Following up a little more on Stephen's criticism of The Capetown Declaration. This foundational statement in the declaration is completely consistent with the founding principles of the free software movement and open source software licensing:
(The open education movement) is built on the belief that everyone should have the freedom to use, customize, improve and redistribute educational resources without constraint (emphasis added).
Compare to the Free Software Definition:
- The freedom to run the program, for any purpose (freedom 0).
- The freedom to study how the program works, and adapt it to your needs (freedom 1). Access to the source code is a precondition for this.
- The freedom to redistribute copies so you can help your neighbor (freedom 2).
- The freedom to improve the program, and release your improvements to the public, so that the whole community benefits (freedom 3). Access to the source code is a precondition for this.

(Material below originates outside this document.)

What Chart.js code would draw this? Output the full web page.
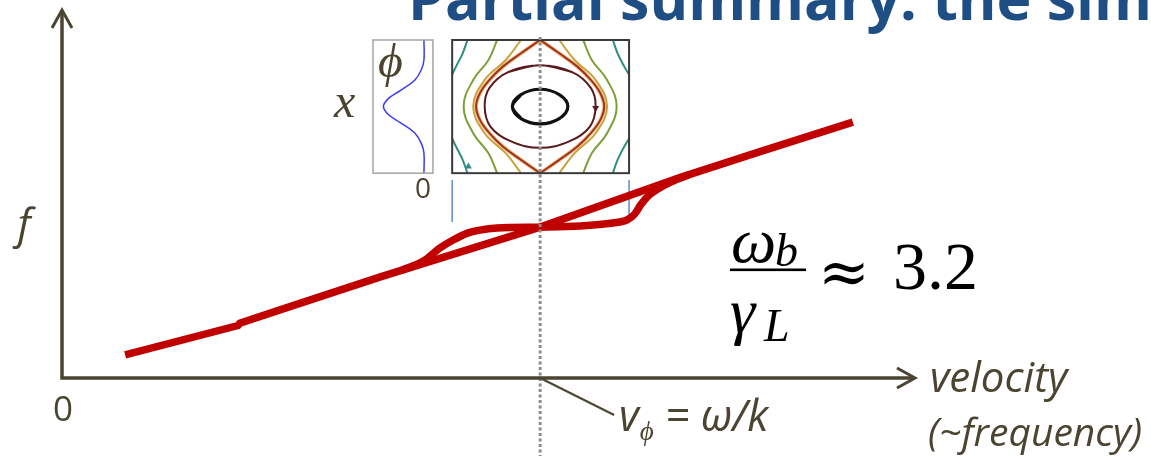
<!DOCTYPE html>
<html>
<head>
<meta charset="utf-8">
<script src="https://cdn.jsdelivr.net/npm/chart.js@4.4.1/dist/chart.umd.min.js"></script>
<style>
  html, body { margin: 0; padding: 0; background: #fff; }
  #wrap { width: 1151px; height: 456px; position: relative; }
</style>
</head>
<body>
<div id="wrap"><canvas id="dist"></canvas></div>
<script>
// f(v) flattened around the phase velocity, with the trapped-orbit inset above it

const V_PHI = 5.0;
const V_MAX = 8.92;
const F_MAX = 12.27;
const TRAP = [4.08, 5.93];        // trapping width in v (inset box edges)
const INSET_F = [6.83, 11.27];    // inset box bottom/top on the f axis
const PHI_BOX = [-1.245, 0.22];   // potential box, phi units

// main distribution: straight slope and the plateau branch
const lineV = [0.66, 1.84, 1.86, 2.28, 3.33, 5.00, 6.46, 7.30, 8.27];
const lineF = [0.77, 1.75, 1.83, 2.27, 3.37, 5.03, 6.68, 7.55, 8.53];
const plateauV = [3.55, 3.78, 3.95, 4.09, 4.24, 4.37, 4.55, 5.00, 5.42, 5.76, 5.91, 5.99, 6.05, 6.13, 6.23, 6.36, 6.55];
const plateauF = [3.59, 3.90, 4.33, 4.60, 4.83, 4.93, 5.00, 5.03, 5.07, 5.17, 5.27, 5.47, 5.77, 6.07, 6.30, 6.52, 6.77];

// potential phi(x) over one wavelength
const phiVals = [0, 0, -0.06, -0.22, -0.58, -0.87, -0.99, -0.87, -0.58, -0.22, -0.06, 0, 0];
const phiPos = [1.0, 0.85, 0.78, 0.70, 0.62, 0.56, 0.50, 0.44, 0.38, 0.30, 0.22, 0.15, 0.0];

// phase-space orbits (v, position)
const deepV = [4.80, 4.71, 4.80, 5.00, 5.20, 5.29, 5.20, 5.00, 4.80, 4.71, 4.80];
const deepP = [0.41, 0.50, 0.59, 0.63, 0.59, 0.50, 0.41, 0.37, 0.41, 0.50, 0.59];
const trapV = [4.67, 5.00, 5.33, 5.53, 5.58, 5.52, 5.31, 5.00, 4.69, 4.48, 4.42, 4.47, 4.67, 5.00, 5.33];
const trapP = [0.76, 0.81, 0.76, 0.64, 0.50, 0.35, 0.24, 0.19, 0.24, 0.35, 0.50, 0.64, 0.76, 0.81, 0.76];
const sepP = [1.0, 0.9, 0.8, 0.7, 0.6, 0.5, 0.4, 0.3, 0.2, 0.1, 0.0];
const sepRightV = [5.00, 5.20, 5.39, 5.53, 5.63, 5.67, 5.63, 5.53, 5.39, 5.20, 5.00];
const sepLeftV = [5.00, 4.80, 4.61, 4.47, 4.37, 4.33, 4.37, 4.47, 4.61, 4.80, 5.00];
const passP = [1.0, 0.85, 0.7, 0.5, 0.3, 0.15, 0.0];
const nearLeftV = [4.80, 4.64, 4.42, 4.30, 4.42, 4.64, 4.80];
const nearRightV = [5.20, 5.36, 5.58, 5.70, 5.58, 5.36, 5.20];
const midLeftV = [4.55, 4.46, 4.30, 4.20, 4.30, 4.46, 4.55];
const midRightV = [5.45, 5.54, 5.70, 5.80, 5.70, 5.54, 5.45];
const farTopP = [1.0, 0.9, 0.8, 0.74];
const farBotP = [0.26, 0.2, 0.1, 0.0];
const farLeftTopV = [4.24, 4.19, 4.12, 4.08];
const farLeftBotV = [4.08, 4.12, 4.19, 4.24];
const farRightTopV = [5.76, 5.81, 5.88, 5.93];
const farRightBotV = [5.93, 5.88, 5.81, 5.76];

const pts = (xs, ys) => xs.map((v, i) => ({ x: v, y: ys[i] }));

function orbit(xs, ys, color, width) {
  return {
    data: pts(xs, ys), showLine: true, borderColor: color, borderWidth: width,
    yAxisID: 'yPos', pointRadius: 0, tension: 0.4
  };
}

const teal = '#2f8c80', green = '#7d9f38', amber = '#c9a23c';

// first dataset ends up on top
const datasets = [
  { data: pts(lineV, lineF), showLine: true, borderColor: '#c00000', borderWidth: 7.5,
    pointRadius: 0, tension: 0, borderCapStyle: 'butt' },
  { data: pts(plateauV, plateauF), showLine: true, borderColor: '#c00000', borderWidth: 7.5,
    pointRadius: 0, cubicInterpolationMode: 'monotone', borderCapStyle: 'butt' },
  { data: [{ x: TRAP[0], y: 6.6 }, { x: TRAP[0], y: 5.2 }], showLine: true,
    borderColor: '#5b8ccc', borderWidth: 1.5, pointRadius: 0 },
  { data: [{ x: TRAP[1], y: 6.6 }, { x: TRAP[1], y: 5.43 }], showLine: true,
    borderColor: '#5b8ccc', borderWidth: 1.5, pointRadius: 0 },
  { data: pts(phiVals, phiPos), showLine: true, borderColor: '#3b3bf2', borderWidth: 1.5,
    xAxisID: 'xPhi', yAxisID: 'yPos', pointRadius: 0, tension: 0.4 },
  { data: [{ x: 5.58, y: 0.49 }], yAxisID: 'yPos', pointStyle: 'triangle', rotation: 180,
    pointRadius: 4, backgroundColor: '#5a1a1c', borderWidth: 0 },
  { data: [{ x: 4.25, y: 0.05 }], yAxisID: 'yPos', pointStyle: 'triangle', rotation: 0,
    pointRadius: 4, backgroundColor: teal, borderWidth: 0 },
  orbit(deepV, deepP, '#111111', 3.2),
  orbit(trapV, trapP, '#5a1a1c', 2),
  orbit(sepRightV, sepP, '#a3321a', 2),
  orbit(sepLeftV, sepP, '#a3321a', 2),
  orbit(sepRightV, sepP, 'rgba(222,150,60,0.6)', 4),
  orbit(sepLeftV, sepP, 'rgba(222,150,60,0.6)', 4),
  orbit(nearLeftV, passP, amber, 2),
  orbit(nearRightV, passP, amber, 2),
  orbit(midLeftV, passP, green, 2),
  orbit(midRightV, passP, green, 2),
  orbit(farLeftTopV, farTopP, teal, 2),
  orbit(farLeftBotV, farBotP, teal, 2),
  orbit(farRightTopV, farTopP, teal, 2),
  orbit(farRightBotV, farBotP, teal, 2)
];

// scale ranges that put the inset in place over the main axes
const fSpan = INSET_F[1] - INSET_F[0];
const posMin = -INSET_F[0] / fSpan;
const posMax = (F_MAX - INSET_F[0]) / fSpan;
const phiZeroV = 3.785, phiUnitV = 0.428;
const phiMin = -phiZeroV / phiUnitV;
const phiMax = (V_MAX - phiZeroV) / phiUnitV;

const ink = '#4a4431';
const serif = '"Liberation Serif", "DejaVu Serif"';

const annotate = {
  id: 'annotate',
  afterDatasetsDraw(chart) {
    const { ctx, chartArea: area } = chart;
    const { x, y, xPhi, yPos } = chart.scales;
    ctx.save();

    // inset frames
    const top = yPos.getPixelForValue(1), bot = yPos.getPixelForValue(0);
    const pl = xPhi.getPixelForValue(PHI_BOX[0]), pr = xPhi.getPixelForValue(PHI_BOX[1]);
    ctx.lineWidth = 1.5; ctx.strokeStyle = '#a4a4a4';
    ctx.strokeRect(pl, top, pr - pl, bot - top);
    const bl = x.getPixelForValue(TRAP[0]), br = x.getPixelForValue(TRAP[1]);
    ctx.lineWidth = 2; ctx.strokeStyle = '#3a3a3a';
    ctx.strokeRect(bl, top, br - bl, bot - top);

    // dotted marker at the phase velocity
    const xp = x.getPixelForValue(V_PHI);
    ctx.setLineDash([3, 2.5]); ctx.lineWidth = 3; ctx.strokeStyle = '#8c8c8c';
    ctx.beginPath(); ctx.moveTo(xp, top - 3); ctx.lineTo(xp, chart.height); ctx.stroke();
    ctx.setLineDash([]);

    // axes with open arrow heads
    const x0 = x.getPixelForValue(0), y0 = y.getPixelForValue(0);
    ctx.strokeStyle = ink; ctx.lineWidth = 3.5;
    ctx.beginPath();
    ctx.moveTo(x0, area.top + 1); ctx.lineTo(x0, y0 + 1.7);
    ctx.moveTo(x0 - 1.7, y0); ctx.lineTo(area.right - 1, y0);
    ctx.stroke();
    ctx.lineWidth = 3;
    ctx.beginPath();
    ctx.moveTo(x0 - 10, area.top + 18); ctx.lineTo(x0, area.top); ctx.lineTo(x0 + 10, area.top + 18);
    ctx.moveTo(area.right - 18, y0 - 10); ctx.lineTo(area.right, y0); ctx.lineTo(area.right - 18, y0 + 10);
    ctx.stroke();

    // leader to the v_phi label
    ctx.lineWidth = 2;
    ctx.beginPath(); ctx.moveTo(xp, y0); ctx.lineTo(xp + 74, y0 + 37); ctx.stroke();

    // title
    ctx.fillStyle = '#1f4e85';
    ctx.font = 'bold 59px "Open Sans"';
    ctx.textAlign = 'left'; ctx.textBaseline = 'alphabetic';
    ctx.fillText('Partial summary: the simulation', 408, 20);

    // axis labels
    ctx.fillStyle = ink;
    ctx.textAlign = 'center';
    ctx.font = '35px "Open Sans"';
    ctx.fillText('0', x0 + 1, 421);
    ctx.font = 'italic 42px "Open Sans"';
    ctx.fillText('f', 24, 239);
    ctx.textAlign = 'left';
    ctx.font = 'italic 42px "Open Sans"';
    ctx.fillText('velocity', 930, 392);
    ctx.font = 'italic 39px "Open Sans"';
    ctx.fillText('(~frequency)', 928, 446);

    // v_phi = omega/k
    let tx = 619;
    ctx.font = 'italic 43px "Open Sans"';
    ctx.fillText('v', tx, 431);
    tx += ctx.measureText('v').width + 1;
    ctx.font = 'italic 27px "Open Sans"';
    ctx.fillText('\u03d5', tx, 440);
    tx += ctx.measureText('\u03d5').width;
    ctx.font = 'italic 43px "Open Sans"';
    ctx.fillText(' = \u03c9/k', tx, 431);

    // inset labels
    ctx.font = 'italic 48px ' + serif;
    ctx.fillText('\u03d5', 378, 77);
    ctx.fillText('x', 334, 117);
    ctx.font = '28px "Open Sans"';
    ctx.textAlign = 'center';
    ctx.fillText('0', 423, 198);

    // omega_b / gamma_L ~ 3.2
    ctx.fillStyle = '#000';
    ctx.textAlign = 'left';
    ctx.font = 'italic 64px ' + serif;
    ctx.fillText('\u03c9', 731, 262);
    ctx.fillText('\u03b3', 730, 332);
    ctx.font = 'italic 46px ' + serif;
    ctx.fillText('b', 775, 266);
    ctx.fillText('L', 764, 341);
    ctx.fillRect(730, 268.5, 76, 2.6);
    ctx.font = '62px "DejaVu Serif"';
    ctx.fillText('\u2248', 818, 293);
    ctx.font = '68px ' + serif;
    ctx.fillText('3.2', 893, 289);

    ctx.restore();
  }
};

new Chart(document.getElementById('dist'), {
  type: 'scatter',
  data: { datasets: datasets },
  options: {
    responsive: true,
    maintainAspectRatio: false,
    animation: false,
    events: [],
    layout: { padding: { left: 62, top: 10, right: 236, bottom: 78 } },
    plugins: { legend: { display: false }, tooltip: { enabled: false } },
    elements: { point: { radius: 0 } },
    scales: {
      x: { type: 'linear', display: false, min: 0, max: V_MAX },
      y: { type: 'linear', display: false, min: 0, max: F_MAX },
      xPhi: { type: 'linear', axis: 'x', display: false, min: phiMin, max: phiMax },
      yPos: { type: 'linear', axis: 'y', display: false, min: posMin, max: posMax }
    }
  },
  plugins: [annotate]
});
</script>
</body>
</html>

Stephen's perspective on this is:
Third, the document advocates a form of 'open' that explicitly encourages the closing and blocking of access to education through the commercialization of these resources. The meaning of the catchphrase about "differences among licensing schemes for open resources creat(ing) confusion and incompatibility" is made explicit in the FAQ: "we believe that open education and open educational resources are very much compatible with the business of commercial publishing."

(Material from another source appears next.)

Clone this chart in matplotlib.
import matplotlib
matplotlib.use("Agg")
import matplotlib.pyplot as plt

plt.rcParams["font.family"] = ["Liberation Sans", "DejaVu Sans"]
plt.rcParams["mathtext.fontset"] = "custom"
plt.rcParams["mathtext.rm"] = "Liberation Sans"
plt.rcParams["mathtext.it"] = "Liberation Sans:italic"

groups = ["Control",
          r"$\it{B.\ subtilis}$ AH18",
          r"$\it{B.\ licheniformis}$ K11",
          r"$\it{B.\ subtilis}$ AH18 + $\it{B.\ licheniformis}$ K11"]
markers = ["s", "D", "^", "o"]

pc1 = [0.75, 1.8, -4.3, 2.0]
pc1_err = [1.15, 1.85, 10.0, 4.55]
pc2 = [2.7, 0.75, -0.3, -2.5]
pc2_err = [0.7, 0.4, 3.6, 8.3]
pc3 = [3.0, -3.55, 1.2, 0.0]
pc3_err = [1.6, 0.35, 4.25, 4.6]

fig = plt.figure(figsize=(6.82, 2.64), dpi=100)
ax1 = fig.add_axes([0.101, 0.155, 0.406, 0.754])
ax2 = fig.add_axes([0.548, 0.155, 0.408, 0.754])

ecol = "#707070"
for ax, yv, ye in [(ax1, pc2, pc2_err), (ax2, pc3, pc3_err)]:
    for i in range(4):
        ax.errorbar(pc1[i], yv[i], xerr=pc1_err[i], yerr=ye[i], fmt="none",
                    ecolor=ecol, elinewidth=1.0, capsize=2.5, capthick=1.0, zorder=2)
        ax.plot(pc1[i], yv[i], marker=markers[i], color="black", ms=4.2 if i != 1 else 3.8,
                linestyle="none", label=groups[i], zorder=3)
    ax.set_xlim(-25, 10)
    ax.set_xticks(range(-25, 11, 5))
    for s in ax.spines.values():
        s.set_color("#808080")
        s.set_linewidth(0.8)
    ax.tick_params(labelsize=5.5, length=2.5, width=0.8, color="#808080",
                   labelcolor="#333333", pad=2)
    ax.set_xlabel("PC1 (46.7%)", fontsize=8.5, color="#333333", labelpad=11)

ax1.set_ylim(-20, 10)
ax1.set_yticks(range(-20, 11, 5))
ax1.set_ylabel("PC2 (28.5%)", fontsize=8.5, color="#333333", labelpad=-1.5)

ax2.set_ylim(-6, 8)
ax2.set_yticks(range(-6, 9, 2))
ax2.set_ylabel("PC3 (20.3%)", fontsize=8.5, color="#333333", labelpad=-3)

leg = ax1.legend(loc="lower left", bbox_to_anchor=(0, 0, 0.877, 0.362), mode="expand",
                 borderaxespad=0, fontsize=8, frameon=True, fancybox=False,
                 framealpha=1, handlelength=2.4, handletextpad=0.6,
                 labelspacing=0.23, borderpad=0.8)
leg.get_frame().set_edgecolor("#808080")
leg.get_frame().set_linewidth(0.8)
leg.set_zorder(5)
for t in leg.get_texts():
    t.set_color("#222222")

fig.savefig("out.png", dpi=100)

People working from the first principles of the free software movement or the definition of open source software, like me, will never accept non-commercial licensing as "free" or "open," because it limits the use and redistribution of the work. Free use, customization, improvement and redistribution are completely non-negotiable.
Now, this doesn't mean that Stephen is wrong, but I think he holds out a bit more hope that these points of view can be reconciled than is warranted. This is a schism.